We first generate 5,000 $(x_1, \cdots, x_5)_i$ from a normal distribution with mean $m$ and s.d. $1$. Then, we generate 5,000 $y_i$ from a zero-truncated Poisson with mean $\lambda := \exp(x_i^T \beta)$, where $\beta = (-0.05, 0.15, -0.25, 0.2, 1)$. The whole process is repeated for different values of $m$’s.

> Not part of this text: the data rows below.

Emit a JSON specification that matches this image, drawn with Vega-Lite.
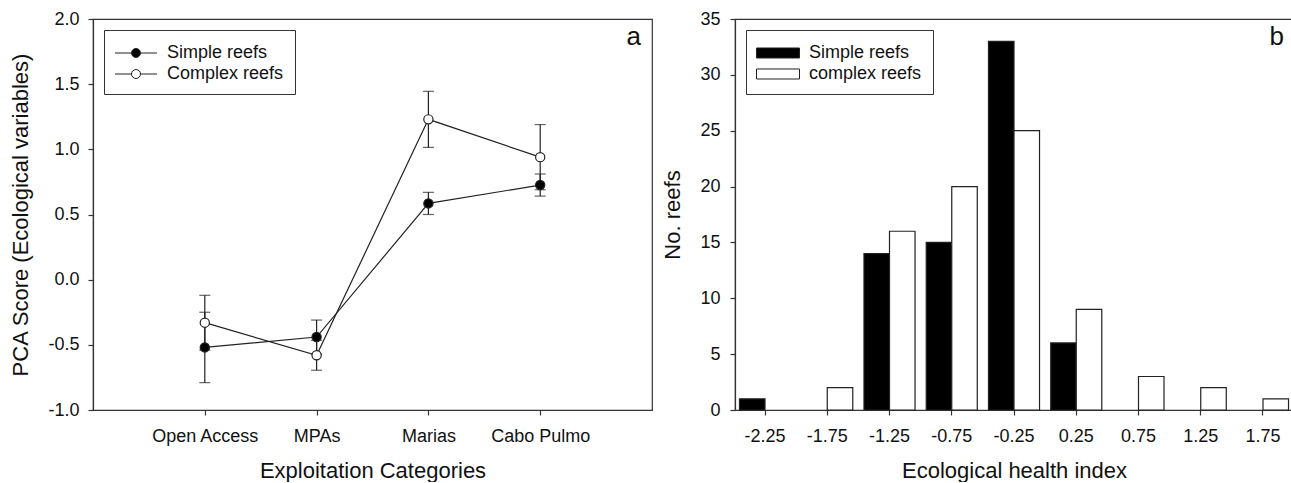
{
  "$schema": "https://vega.github.io/schema/vega-lite/v6.json",
  "padding": {"left": 9, "top": 9, "right": 0, "bottom": 0},
  "spacing": 8,
  "config": {
    "font": "Liberation Sans",
    "view": {"stroke": "#333", "strokeWidth": 1.2},
    "axis": {
      "grid": false, "domainColor": "#333", "tickColor": "#333", "domainWidth": 1.2, "tickWidth": 1.2, "tickSize": 5,
      "labelFontSize": 18, "labelColor": "#111", "titleFontSize": 22, "titleFontWeight": "normal", "titleColor": "#111",
      "labelFont": "Liberation Sans", "titleFont": "Liberation Sans"
    },
    "legend": {
      "title": null, "orient": "top-left", "offset": 11, "padding": 11, "rowPadding": -3,
      "symbolSize": 529, "symbolOffset": 9, "labelOffset": 19, "labelFontSize": 18, "labelColor": "#111",
      "labelFont": "Liberation Sans", "strokeColor": "#333", "fillColor": "#fff",
      "symbolStrokeColor": "#222", "symbolStrokeWidth": 1
    },
    "title": {"fontSize": 26, "fontWeight": "normal", "anchor": "end", "frame": "group", "offset": -40, "color": "#111", "font": "Liberation Sans"}
  },
  "resolve": {"scale": {"fill": "independent", "x": "independent", "y": "independent"}, "legend": {"fill": "independent"}},
  "hconcat": [
    {
      "width": 559, "height": 391,
      "title": {"text": "a", "dx": -11},
      "data": {"values": [
        {"category": "Open Access", "series": "Simple reefs", "mean": -0.52, "err": 0.27},
        {"category": "Open Access", "series": "Complex reefs", "mean": -0.33, "err": 0.21},
        {"category": "MPAs", "series": "Simple reefs", "mean": -0.44, "err": 0.13},
        {"category": "MPAs", "series": "Complex reefs", "mean": -0.58, "err": 0.115},
        {"category": "Marias", "series": "Simple reefs", "mean": 0.585, "err": 0.085},
        {"category": "Marias", "series": "Complex reefs", "mean": 1.23, "err": 0.215},
        {"category": "Cabo Pulmo", "series": "Simple reefs", "mean": 0.726, "err": 0.085},
        {"category": "Cabo Pulmo", "series": "Complex reefs", "mean": 0.94, "err": 0.25}
      ]},
      "encoding": {
        "x": {"field": "category", "type": "ordinal", "sort": ["Open Access", "MPAs", "Marias", "Cabo Pulmo"],
              "scale": {"type": "point", "padding": 1},
              "axis": {"title": "Exploitation Categories", "labelAngle": 0, "labelPadding": 12, "titlePadding": 15}},
        "y": {"field": "mean", "type": "quantitative", "scale": {"domain": [-1, 2], "nice": false, "zero": false},
              "axis": {"title": "PCA Score (Ecological variables)", "values": [-1, -0.5, 0, 0.5, 1, 1.5, 2],
                       "labelExpr": "replace(format(datum.value, '.1f'), '\u2212', '-')", "labelPadding": 9, "titlePadding": 15}}
      },
      "layer": [
        {
          "mark": {"type": "errorbar", "ticks": true, "size": 11, "thickness": 1.2, "color": "#222"},
          "encoding": {"yError": {"field": "err"}, "detail": {"field": "series"}}
        },
        {
          "mark": {"type": "line", "color": "#222", "strokeWidth": 1.2},
          "encoding": {"detail": {"field": "series"}}
        },
        {
          "mark": {"type": "circle", "size": 85, "stroke": "#222", "strokeWidth": 1.2, "opacity": 1},
          "encoding": {
            "fill": {"field": "series", "type": "nominal",
                     "scale": {"domain": ["Simple reefs", "Complex reefs"], "range": ["#000000", "#ffffff"]},
                     "legend": {"symbolType": "M-1.826,0H-0.391A0.391,0.391,0,1,1,0.391,0A0.391,0.391,0,1,1,-0.391,0M0.391,0H1.826"}}
          }
        }
      ]
    },
    {
      "width": 558, "height": 391,
      "title": {"text": "b", "dx": -9},
      "data": {"values": [
        {"bin": "-2.25", "reef": "Simple reefs", "count": 1},
        {"bin": "-1.75", "reef": "complex reefs", "count": 2},
        {"bin": "-1.25", "reef": "Simple reefs", "count": 14},
        {"bin": "-1.25", "reef": "complex reefs", "count": 16},
        {"bin": "-0.75", "reef": "Simple reefs", "count": 15},
        {"bin": "-0.75", "reef": "complex reefs", "count": 20},
        {"bin": "-0.25", "reef": "Simple reefs", "count": 33},
        {"bin": "-0.25", "reef": "complex reefs", "count": 25},
        {"bin": "0.25", "reef": "Simple reefs", "count": 6},
        {"bin": "0.25", "reef": "complex reefs", "count": 9},
        {"bin": "0.75", "reef": "complex reefs", "count": 3},
        {"bin": "1.25", "reef": "complex reefs", "count": 2},
        {"bin": "1.75", "reef": "complex reefs", "count": 1}
      ]},
      "mark": {"type": "bar", "stroke": "#222", "strokeWidth": 1.2},
      "encoding": {
        "x": {"field": "bin", "type": "ordinal",
              "sort": ["-2.25", "-1.75", "-1.25", "-0.75", "-0.25", "0.25", "0.75", "1.25", "1.75"],
              "scale": {"domain": ["-2.25", "-1.75", "-1.25", "-0.75", "-0.25", "0.25", "0.75", "1.25", "1.75"], "paddingInner": 0.18, "paddingOuter": 0.072},
              "axis": {"title": "Ecological health index", "labelAngle": 0, "labelPadding": 12, "titlePadding": 15}},
        "xOffset": {"field": "reef", "type": "nominal", "scale": {"domain": ["Simple reefs", "complex reefs"], "paddingInner": 0, "paddingOuter": 0}},
        "y": {"field": "count", "type": "quantitative", "scale": {"domain": [0, 35], "nice": false},
              "axis": {"title": "No. reefs", "values": [0, 5, 10, 15, 20, 25, 30, 35], "labelPadding": 10, "titlePadding": 15}},
        "fill": {"field": "reef", "type": "nominal",
                 "scale": {"domain": ["Simple reefs", "complex reefs"], "range": ["#000000", "#ffffff"]},
                 "legend": {"symbolType": "M-1.87,-0.435H1.87V0.435H-1.87Z"}}
      }
    }
  ]
}
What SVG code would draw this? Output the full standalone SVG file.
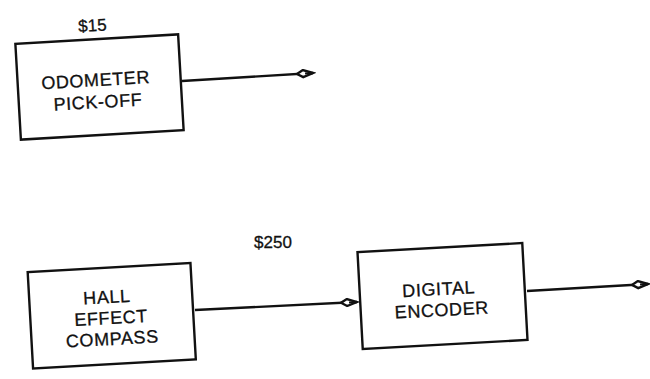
<svg xmlns="http://www.w3.org/2000/svg" width="650" height="379" viewBox="0 0 650 379">
<style>
.box{fill:#fff;stroke:#111;stroke-width:2.4}
.lbl{font-family:"Liberation Sans",Arial,sans-serif;font-size:18px;fill:#111;stroke:#111;stroke-width:0.3;text-anchor:middle;letter-spacing:0.6px}
.cost{font-family:"Liberation Sans",Arial,sans-serif;font-size:17px;fill:#111;stroke:#111;stroke-width:0.3;text-anchor:middle}
.wire{fill:none;stroke:#111;stroke-width:2.4}
</style>
<defs>
<marker id="arr" markerUnits="userSpaceOnUse" markerWidth="20" markerHeight="10" refX="17" refY="5" orient="auto">
<path d="M1,5 L7,1.5 L17,5 L7,8.5 Z" fill="#fff" stroke="#111" stroke-width="2.4"/>
<path d="M9,5 L17,5" stroke="#111" stroke-width="2"/>
</marker>
</defs>
<rect width="650" height="379" fill="#fff"/>
<g id="odometer" transform="rotate(-3.3 99.5 87)">
<rect class="box" x="18" y="39" width="163" height="96"/>
<text class="lbl" x="96" y="86">ODOMETER</text>
<text class="lbl" x="97" y="108">PICK-OFF</text>
<text class="cost" x="96" y="31">$15</text>
</g>
<g id="compass" transform="rotate(-3.2 111.75 315.75)">
<rect class="box" x="30.25" y="267.5" width="163" height="96.5"/>
<text class="lbl" x="108" y="303">HALL</text>
<text class="lbl" x="111" y="324">EFFECT</text>
<text class="lbl" x="111" y="345">COMPASS</text>
</g>
<g id="cost250">
<text class="cost" x="273" y="248">$250</text>
</g>
<g id="encoder" transform="rotate(-3.1 442.5 296)">
<rect class="box" x="360" y="247.5" width="165" height="97"/>
<text class="lbl" x="439" y="295">DIGITAL</text>
<text class="lbl" x="441" y="316">ENCODER</text>
</g>
<g id="connectors">
<path class="wire" d="M182,81 L313,73" marker-end="url(#arr)"/>
<path class="wire" d="M195,310 L357,302" marker-end="url(#arr)"/>
<path class="wire" d="M527,291 L648,284" marker-end="url(#arr)"/>
</g>
</svg>
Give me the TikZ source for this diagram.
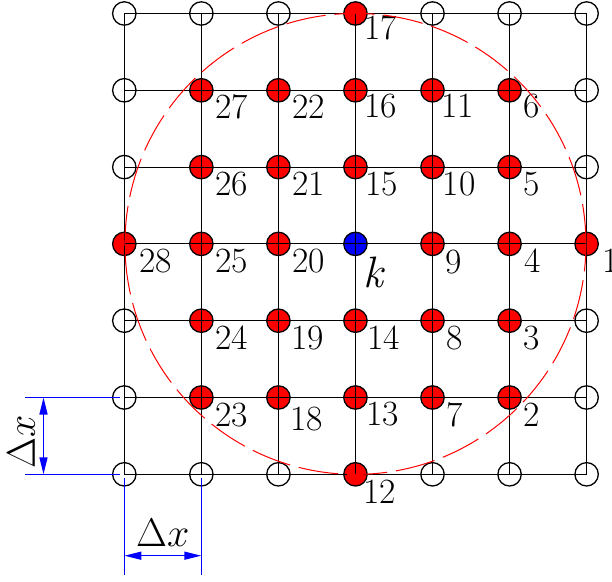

For each $m$, we fit a zero-truncated Poisson GLM and a Poisson GLM. We then compute the MSE between estimates and true parameters.

set.seed(233)
true_param <- c(-0.05, 0.15, -0.25, 0.2, 1)

mse_poisson <- c()
mse_ztpoisson <- c()

for (m in seq(-2, 2, by = 0.025)) {
  X <- matrix(rnorm(n = 5000*5, mean = m, sd = 1), nrow = 5000, ncol = 5) %>% data.frame()
  X$lambda <- exp(-0.05*(X$X1) + 0.15*(X$X2) - 0.25*(X$X3) + 0.2*(X$X4) + 1*(X$X5))
  X$y <- rtpois(n = length(X$lambda), lambda = X$lambda, a = 0, b = Inf)
  X$lambda <- NULL
  
  mse_poisson <- c(mse_poisson, mean((glm2(y ~ . - 1, data = X, family = poisson(), control = list(maxit = 200))$coefficients - true_param)^2))
  mse_ztpoisson <- c(mse_ztpoisson, mean((glm2(y ~ . - 1, data = X, family = ztpoisson(), control = list(maxit = 200))$coefficients - true_param)^2))
}

plot_df <- data.frame(mse_poisson, mse_ztpoisson, lambda = exp(seq(-2, 2, by = 0.025) * sum(true_param))) %>%
  tidyr::pivot_longer(cols = c("mse_poisson", "mse_ztpoisson")) %>%
  arrange(lambda)

ggplot(data = plot_df, aes(x = lambda, y = value, colour = name)) + geom_point() +
  labs(title = "Deviation from true coefficients (MSE)") + xlab("Lambda") + ylab("MSE") +
  theme_minimal()

two_time_series

From this plot, we see that the bigger the $\lambda$, the smaller the difference. This agrees with our previous conclusion: When $\lambda$ is large enough, the difference between zero-truncated Poisson and Poisson becomes very small, since $\mathbb{P}[Y_i = 0] = e^{-\lambda} = e^{-e^{x’\beta}}$ becomes negligible. In fact, for this particular simulation, we can see that the difference becomes small when $\lambda = 1$. This translates to $\mathbb{P}[Y_i = 0] = 0.3679$ (abusing notation here). In other words, if the underlying uncensored Poisson variable is zero about 36.79% of the time (or more), than it would be really bad if we forgot to use zero-truncated Poisson GLM.